[START OF RECORDS TO USE]
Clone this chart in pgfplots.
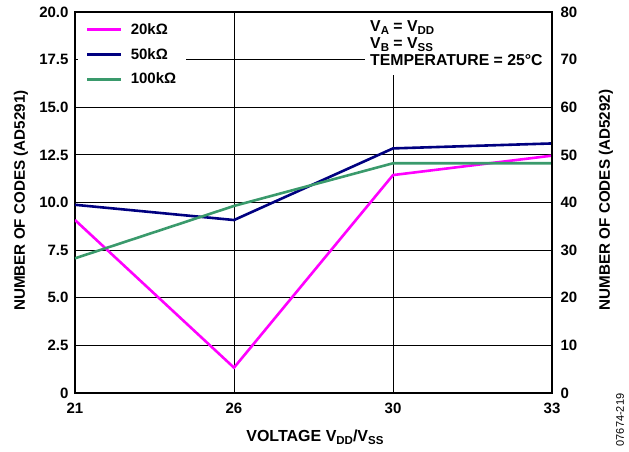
\documentclass[border=0pt]{standalone}
\usepackage{pgfplots}
\pgfplotsset{compat=1.18}
\usepackage{fontspec}
\setmainfont{Liberation Sans}
\definecolor{cmag}{RGB}{255,0,255}
\definecolor{cnavy}{RGB}{0,0,128}
\definecolor{cgreen}{RGB}{58,154,108}
\newcommand\sub[1]{\raisebox{-0.35ex}{\fontsize{11.5}{11.5}\selectfont #1}}
\begin{document}
\begin{tikzpicture}
\begin{axis}[
  scale only axis, width=477pt, height=381pt,
  xmin=0, xmax=3, ymin=0, ymax=20,
  xtick={0,1,2,3}, xticklabels={21,26,30,33},
  ytick={0,2.5,5,7.5,10,12.5,15,17.5,20},
  yticklabels={0,2.5,5.0,7.5,10.0,12.5,15.0,17.5,20.0},
  ytick pos=left, xtick pos=bottom,
  grid=major, major grid style={black, line width=0.8pt},
  major tick length=0pt,
  axis line style={line width=1.6pt},
  tick label style={font=\fontsize{15}{15}\selectfont\bfseries},
  xticklabel style={yshift=-6pt},
  yticklabel style={xshift=-3pt},
  ylabel={NUMBER OF CODES (AD5291)},
  ylabel style={at={(axis description cs:-0.1132,0.505)}, anchor=center, font=\fontsize{15.2}{15.2}\selectfont\bfseries},
  xlabel={VOLTAGE V\sub{DD}/V\sub{SS}},
  xlabel style={at={(axis description cs:0.503,-0.128)}, anchor=base, font=\fontsize{16}{16}\selectfont\bfseries},
  legend style={at={(rel axis cs:0,0.997)}, anchor=north west, draw=none, fill=white,
    xshift=3pt, inner xsep=8pt, inner ysep=8pt, row sep=8.5pt,
    /tikz/every odd column/.append style={column sep=6pt},
    font=\fontsize{15}{15}\selectfont\bfseries},
  legend cell align=left,
  legend image code/.code={\draw[#1] (0pt,0pt) -- (34pt,0pt);},
]
\fill[white] (rel axis cs:0.608,0.997) rectangle (rel axis cs:0.997,0.835);
\node[anchor=north west, align=left, inner sep=5pt, font=\fontsize{15.8}{17}\selectfont\bfseries] at (rel axis cs:0.608,0.99)
  {V\sub{A} = V\sub{DD}\\V\sub{B} = V\sub{SS}\\TEMPERATURE = 25°C};
\addplot[cmag, line width=2.6pt] coordinates {(0,9.08) (1,1.33) (2,11.44) (3,12.46)};
\addlegendentry{20kΩ}
\addplot[cnavy, line width=2.6pt] coordinates {(0,9.88) (1,9.08) (2,12.84) (3,13.1)};
\addlegendentry{50kΩ}
\addplot[cgreen, line width=2.6pt] coordinates {(0,7.07) (1,9.82) (2,12.06) (3,12.06)};
\addlegendentry{100kΩ}
\end{axis}
\begin{axis}[
  scale only axis, width=477pt, height=381pt,
  xmin=0, xmax=3, ymin=0, ymax=80,
  axis x line=none, axis y line*=right,
  ytick={0,10,20,30,40,50,60,70,80},
  yticklabels={0,10,20,30,40,50,60,70,80},
  major tick length=0pt,
  axis line style={line width=1.6pt},
  tick label style={font=\fontsize{15}{15}\selectfont\bfseries},
  yticklabel style={xshift=5pt},
  ylabel={NUMBER OF CODES (AD5292)},
  ylabel style={at={(axis description cs:1.1132,0.507)}, anchor=center, rotate=0, font=\fontsize{15.2}{15.2}\selectfont\bfseries},
]
\addplot[draw=none] coordinates {(0,0)};
\end{axis}
\node[rotate=90, anchor=center, inner sep=0pt, font=\fontsize{11}{11}\selectfont] at (545pt,-27pt) {07674-219};
\pgfresetboundingbox
\useasboundingbox (-75pt,-58pt) rectangle (554pt,393pt);
\end{tikzpicture}
\end{document}
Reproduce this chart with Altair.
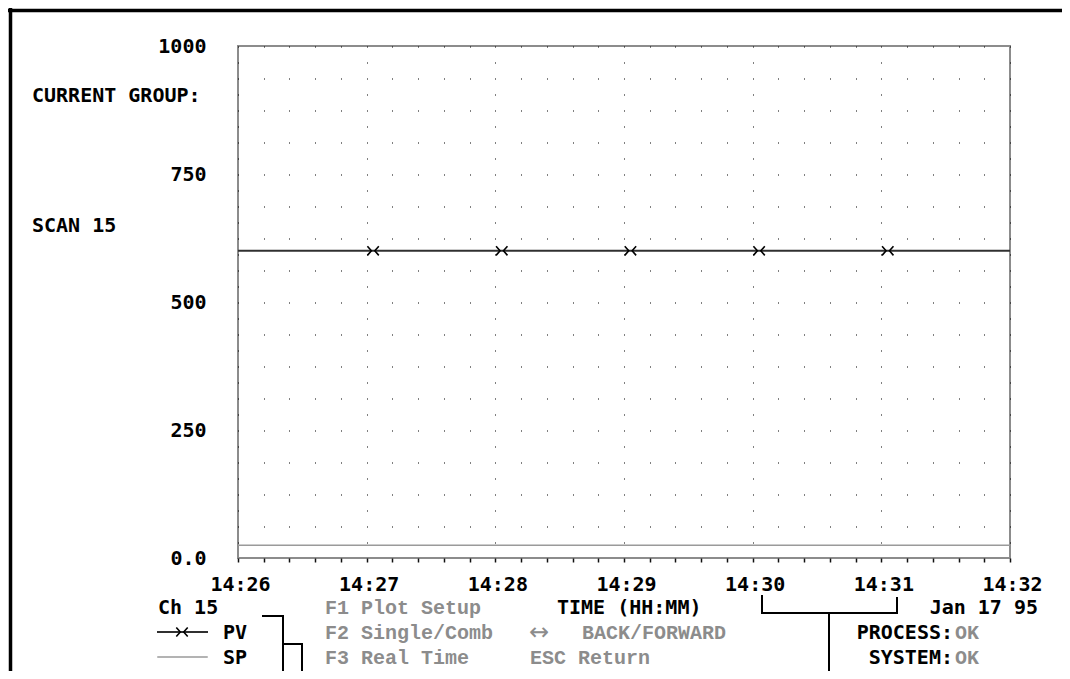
import json
import altair as alt
import pandas as pd

# ---------------- data ----------------
pv_times = ["14:26:00", "14:27:03", "14:28:03", "14:29:03", "14:30:03", "14:31:03", "14:32:00"]
pv_values = [600, 600, 600, 600, 600, 600, 600]
pv_marked = [0, 1, 1, 1, 1, 1, 0]

sp_times = ["14:26:00", "14:32:00"]
sp_values = [25, 25]

x_tick_labels = ["14:26", "14:27", "14:28", "14:29", "14:30", "14:31", "14:32"]
x_minor_per_minute = 5
y_tick_values = [0, 250, 500, 750, 1000]

START = 14 * 60 + 26


def to_minutes(t):
    h, m, s = (int(p) for p in t.split(":"))
    return h * 60 + m + s / 60.0 - START


pv_df = pd.DataFrame({"minute": [to_minutes(t) for t in pv_times],
                      "value": pv_values, "marked": pv_marked})
sp_df = pd.DataFrame({"minute": [to_minutes(t) for t in sp_times], "value": sp_values})

# ---------------- layout (pixels relative to plot origin) ----------------
PL, PT = 238, 46          # page position of plot origin
W, H = 772, 512
SVG_W, SVG_H = 1054, 663
FONT_B = "DejaVu Sans Mono"
FONT_G = "Liberation Mono"
GREY = "#8c8c8c"
MARKER = "M-1,-0.8 L-0.3,0 L-1,0.8 M1,-0.8 L0.3,0 L1,0.8"
ROW1, ROW2, ROW3 = 607, 632, 657

n_ticks = len(x_tick_labels) - 1
x_tick_values = [round(i / x_minor_per_minute, 4) for i in range(n_ticks * x_minor_per_minute + 1)]
major_test = "abs(datum.value - round(datum.value)) < 0.001"

x_enc = alt.X(
    "minute:Q",
    scale=alt.Scale(domain=[0, n_ticks], nice=False, zero=False),
    axis=alt.Axis(
        title=None, values=x_tick_values, domain=False,
        ticks=True, tickSize=4, tickWidth=1.5, tickColor="#111",
        labelExpr=f"{major_test} ? {json.dumps(x_tick_labels)}[round(datum.value)] : ''",
        labelOverlap=False, labelFlush=False, labelOffset=2,
        labelFont=FONT_B, labelFontSize=20, labelFontWeight="bold", labelColor="#000",
        labelBaseline="middle", labelPadding=22,
        grid=True, gridColor="#000", gridWidth=1, gridOpacity=1,
        gridDash={"condition": {"test": major_test, "value": [1, 15]}, "value": [1, 31]},
    ),
)
y_enc = alt.Y(
    "value:Q",
    scale=alt.Scale(domain=[0, 1000], nice=False),
    axis=alt.Axis(
        title=None, values=y_tick_values, domain=False, ticks=False, tickSize=0,
        grid=False, format="d",
        labelExpr="datum.value == 0 ? '0.0' : datum.label",
        labelFont=FONT_B, labelFontSize=20, labelFontWeight="bold", labelColor="#000",
        labelPadding=32,
    ),
)

pv_line = alt.Chart(pv_df).mark_line(color="#303030", strokeWidth=2).encode(x=x_enc, y=y_enc)
pv_marks = alt.Chart(pv_df).transform_filter("datum.marked == 1").mark_point(
    shape=MARKER, size=130, filled=False, stroke="#000", strokeWidth=1.6, opacity=1
).encode(x=x_enc, y=y_enc)
sp_line = alt.Chart(sp_df).mark_line(color="#9a9a9a", strokeWidth=1.5).encode(x=x_enc, y=y_enc)

one = pd.DataFrame({"a": [0]})


def rule(x1, y1, x2, y2, color="#000", width=2.0):
    return alt.Chart(one).mark_rule(color=color, strokeWidth=width, strokeCap="square").encode(
        x=alt.value(x1 - PL), x2=alt.value(x2 - PL), y=alt.value(y1 - PT), y2=alt.value(y2 - PT))


def text(s, x, y, align="left", color="#000", font=FONT_B, weight="bold", size=20):
    return alt.Chart(pd.DataFrame({"t": [s]})).mark_text(
        align=align, baseline="middle", font=font, fontSize=size, fontWeight=weight, color=color
    ).encode(text="t:N", x=alt.value(x - PL), y=alt.value(y + 1 - PT))


deco = [
    # outer frame
    rule(10.5, 9, 10.5, 690, width=3.5),
    rule(9, 10.5, 1080, 10.5, width=3.5),
    # legend bracket
    rule(263, 616, 283, 616), rule(283, 616, 283, 672), rule(263, 672, 283, 672),
    rule(283, 644, 302, 644), rule(302, 644, 302, 690),
    # time bracket
    rule(762, 596, 762, 613), rule(762, 613, 897, 613), rule(897, 598, 897, 613),
    rule(829, 613, 829, 690),
    # legend samples
    rule(158, ROW2, 207, ROW2, color="#303030", width=2),
    rule(158, ROW3, 207, ROW3, color="#9a9a9a", width=1.5),
]
legend_marker = alt.Chart(one).mark_point(
    shape=MARKER, size=130, filled=False, stroke="#000", strokeWidth=1.6, opacity=1
).encode(x=alt.value(182 - PL), y=alt.value(ROW2 - PT))

texts = [
    text("CURRENT GROUP:", 32, 95),
    text("SCAN 15", 32, 225),
    text("Ch 15", 158, ROW1),
    text("PV", 223, ROW2),
    text("SP", 223, ROW3),
    text("TIME (HH:MM)", 557, ROW1),
    text("Jan 17 95", 1038, ROW1, align="right"),
    text("PROCESS:", 953, ROW2, align="right"),
    text("SYSTEM:", 953, ROW3, align="right"),
    text("OK", 955, ROW2, color=GREY, font=FONT_G),
    text("OK", 955, ROW3, color=GREY, font=FONT_G),
    text("F1 Plot Setup", 325, ROW1, color=GREY, font=FONT_G),
    text("F2 Single/Comb", 325, ROW2, color=GREY, font=FONT_G),
    text("F3 Real Time", 325, ROW3, color=GREY, font=FONT_G),
    text("\u2194", 529, ROW2, color=GREY, font="DejaVu Sans", weight="normal", size=24),
    text("BACK/FORWARD", 582, ROW2, color=GREY, font=FONT_G),
    text("ESC Return", 530, ROW3, color=GREY, font=FONT_G),
]

chart = alt.layer(sp_line, pv_line, pv_marks, *deco, legend_marker, *texts).properties(
    width=W, height=H,
    autosize=alt.AutoSizeParams(type="none"),
    padding={"left": PL - 8, "top": PT - 8, "right": SVG_W - (PL - 8) - W,
             "bottom": SVG_H - (PT - 8) - H},
    background="#ffffff",
).configure_view(stroke="#8c8c8c", strokeWidth=2)

chart.save("out.html", embed_options={"renderer": "svg", "actions": False})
[END OF RECORDS TO USE]
Restate word for word the part that opens with the line containing "Reproduce this chart with Altair." and closes with the line containing "return h * 60 + m + s / 60.0 - START", both ends included, and nothing else. Omit any images.

EXERCISE RESPONSE
Reproduce this chart with Altair.
import json
import altair as alt
import pandas as pd

# ---------------- data ----------------
pv_times = ["14:26:00", "14:27:03", "14:28:03", "14:29:03", "14:30:03", "14:31:03", "14:32:00"]
pv_values = [600, 600, 600, 600, 600, 600, 600]
pv_marked = [0, 1, 1, 1, 1, 1, 0]

sp_times = ["14:26:00", "14:32:00"]
sp_values = [25, 25]

x_tick_labels = ["14:26", "14:27", "14:28", "14:29", "14:30", "14:31", "14:32"]
x_minor_per_minute = 5
y_tick_values = [0, 250, 500, 750, 1000]

START = 14 * 60 + 26


def to_minutes(t):
    h, m, s = (int(p) for p in t.split(":"))
    return h * 60 + m + s / 60.0 - START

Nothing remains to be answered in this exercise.